As of March 28, 2015, the remaining availability under the Company's Class A common stock repurchase program was approximately $80 million. On May 12, 2015, the Company's Board of Directors approved an expansion of the program that allows it to repurchase up to an additional $500 million of Class A common stock. Repurchases of shares of Class A common stock are subject to overall business and market conditions.
In addition, during Fiscal 2015, Fiscal 2014, and Fiscal 2013, 0.2 million, 0.4 million, and 0.4 million shares of Class A common stock, respectively, at a cost of $32 million, $60 million, and $47 million, respectively, were surrendered to, or withheld by, the Company in satisfaction of withholding taxes in connection with the vesting of awards under the Company's 1997 Long-Term Stock Incentive Plan, as amended (the "1997 Incentive Plan"), and its Amended and Restated 2010 Long-Term Stock Incentive Plan (the "2010 Incentive Plan").
Repurchased and surrendered shares are accounted for as treasury stock at cost and held in treasury for future use.
Dividends
Since 2003, the Company has maintained a regular quarterly cash dividend program on its common stock. On November 5, 2013, the Company's Board of Directors approved an increase to the Company's quarterly cash dividend on its common stock from $0.40 per share to $0.45 per share. On February 3, 2015, the Company's Board of Directors approved a further increase to the Company's quarterly cash dividend on its common stock from $0.45 per share to $0.50 per share. Dividends paid amounted to $158 million, $149 million, and $128 million in Fiscal 2015, Fiscal 2014, and Fiscal 2013, respectively.

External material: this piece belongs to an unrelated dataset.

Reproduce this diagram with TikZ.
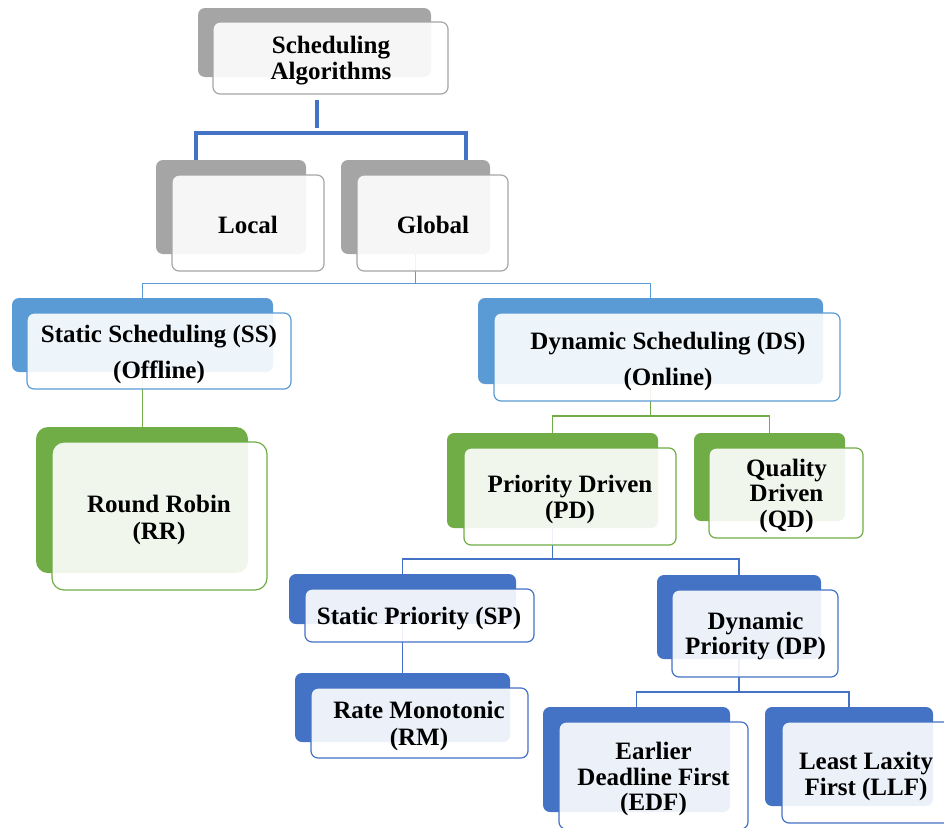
\documentclass[tikz,border=0pt]{standalone}
\usepackage{fontspec}
\setmainfont{Liberation Serif}
\definecolor{cgray}{HTML}{A5A5A5}
\definecolor{cgrayl}{HTML}{A6A6A6}
\definecolor{clblue}{HTML}{5B9BD5}
\definecolor{cgreen}{HTML}{70AD47}
\definecolor{cdblue}{HTML}{4472C4}
\newcommand\tb[6]{\node[#2, minimum width=#5, minimum height=#6] (#1) at (#3,#4) {};}
\begin{document}
\begin{tikzpicture}[x=1pt,y=-1pt,
  back/.style={rounded corners=7pt, inner sep=0pt, draw=none},
  front/.style={rounded corners=7pt, inner sep=0pt, fill=white, fill opacity=0.9, line width=1.2pt},
  gb/.style={back, fill=cgray}, gf/.style={front, draw=cgrayl},
  lb/.style={back, fill=clblue}, lf/.style={front, draw=clblue},
  eb/.style={back, fill=cgreen}, ef/.style={front, draw=cgreen},
  db/.style={back, fill=cdblue}, df/.style={front, draw=cdblue},
  txt/.style={inner sep=0pt, align=center, yshift=-2.5pt, font=\fontsize{25}{25.5}\selectfont\bfseries},
  conn/.style={line width=1.3pt},
  thick conn/.style={line width=4pt, draw=cdblue}]
\clip (0,0) rectangle (944,827);
% ---------- back boxes ----------
\tb{schedB}{gb}{314.5}{42.5}{233}{69}
\tb{localB}{gb}{231}{207}{150}{94}
\tb{globalB}{gb}{415.5}{207}{149}{94}
\tb{ssB}{lb}{142.5}{335}{261}{74}
\tb{rrB}{eb, rounded corners=12pt}{142}{500}{212}{146}
\tb{dsB}{lb}{650.5}{341}{345}{86}
\tb{pdB}{eb}{552.5}{480.5}{211}{95}
\tb{qdB}{eb}{769.5}{477}{151}{88}
\tb{spB}{db}{402.5}{599}{227}{50}
\tb{rmB}{db}{402.5}{707.5}{215}{69}
\tb{dpB}{db}{739}{617}{164}{84}
\tb{edfB}{db}{636.5}{759.5}{187}{105}
\tb{llfB}{db}{849}{756.5}{168}{99}
% ---------- connectors ----------
\coordinate (s1) at (317,100);
\coordinate (s2) at (317,128);
\draw[thick conn] (s1) -- (s2);
\coordinate (b1) at (196,160);
\coordinate (b2) at (466,160);
\draw[thick conn] (b1) -- (196,133) -- (466,133) -- (b2);
\coordinate (j1) at (415.5,283.5);
\draw[conn, draw=clblue] (globalB.south) -- (j1);
\draw[conn, draw=clblue] (ssB.north) |- (j1) -| (dsB.north);
\draw[conn, draw=cgreen] (ssB.south) -- (ssB.south |- rrB.north);
\coordinate (j2) at (650.5,416);
\draw[conn, draw=cgreen] (dsB.south) -- (j2);
\draw[conn, draw=cgreen] (pdB.north) |- (j2) -| (qdB.north);
\coordinate (j3) at (552.5,559);
\draw[conn, draw=cdblue] (pdB.south) -- (j3);
\draw[conn, draw=cdblue] (spB.north) |- (j3) -| (dpB.north);
\draw[conn, draw=cdblue] (spB.south) -- (spB.south |- rmB.north);
\coordinate (j4) at (739,692);
\draw[conn, draw=cdblue] (dpB.south) -- (j4);
\draw[conn, draw=cdblue] (edfB.north) |- (j4) -| (llfB.north);
% ---------- front boxes ----------
\tb{schedF}{gf}{330.5}{58}{235}{72}
\tb{localF}{gf}{248}{223}{152}{96}
\tb{globalF}{gf}{432.5}{223}{151}{96}
\tb{ssF}{lf}{159}{351}{264}{76}
\tb{rrF}{ef, rounded corners=12pt}{159.5}{516}{215}{148}
\tb{dsF}{lf}{667}{357}{346}{88}
\tb{pdF}{ef}{570}{496.5}{212}{97}
\tb{qdF}{ef}{786}{493}{154}{90}
\tb{spF}{df}{419.5}{615.5}{229}{53}
\tb{rmF}{df}{419.5}{723}{217}{70}
\tb{dpF}{df}{755}{633.5}{166}{87}
\tb{edfF}{df}{653.5}{775.5}{189}{107}
\tb{llfF}{df}{867}{772.5}{170}{101}
% ---------- texts ----------
\node[txt] (schedT) at (331,58) {Scheduling\\Algorithms};
\node[txt] (localT) at (248,222) {Local};
\node[txt] (globalT) at (433,222) {Global};
\node[txt] (ssT) at (159,352) {Static Scheduling (SS)\\[11pt](Offline)};
\node[txt] (rrT) at (159,517.5) {Round Robin\\[2pt](RR)};
\node[txt] (dsT) at (668,359) {Dynamic Scheduling (DS)\\[11pt](Online)};
\node[txt] (pdT) at (570,497) {Priority Driven\\(PD)};
\node[txt] (qdT) at (786.5,493) {Quality\\Driven\\(QD)};
\node[txt] (spT) at (419,616) {Static Priority (SP)};
\node[txt] (rmT) at (419,723.5) {Rate Monotonic\\[1pt](RM)};
\node[txt] (dpT) at (755.5,633.5) {Dynamic\\Priority (DP)};
\node[txt] (edfT) at (653.5,776.5) {Earlier\\Deadline First\\(EDF)};
\node[txt] (llfT) at (866,774) {Least Laxity\\First (LLF)};
\end{tikzpicture}
\end{document}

Conversion of Stock-based Compensation Awards
During Fiscal 2015, in connection with employment agreements with certain of its executive officers, the Company converted certain fully-vested and expensed stock-based compensation awards to a cash contribution into a deferred compensation account. Additionally, in connection with the formation of the Office of the Chairman, the Company entered into employment agreements with certain of its executive officers, which became effective during Fiscal 2014, and converted certain fully-vested and expensed stock-based compensation awards to a cash contribution into a deferred compensation account. The Company recorded the excess of both these awards' then current redemption values over their original grant-date fair values to retained earnings, with a corresponding increase to other non-current liabilities in the consolidated balance sheet.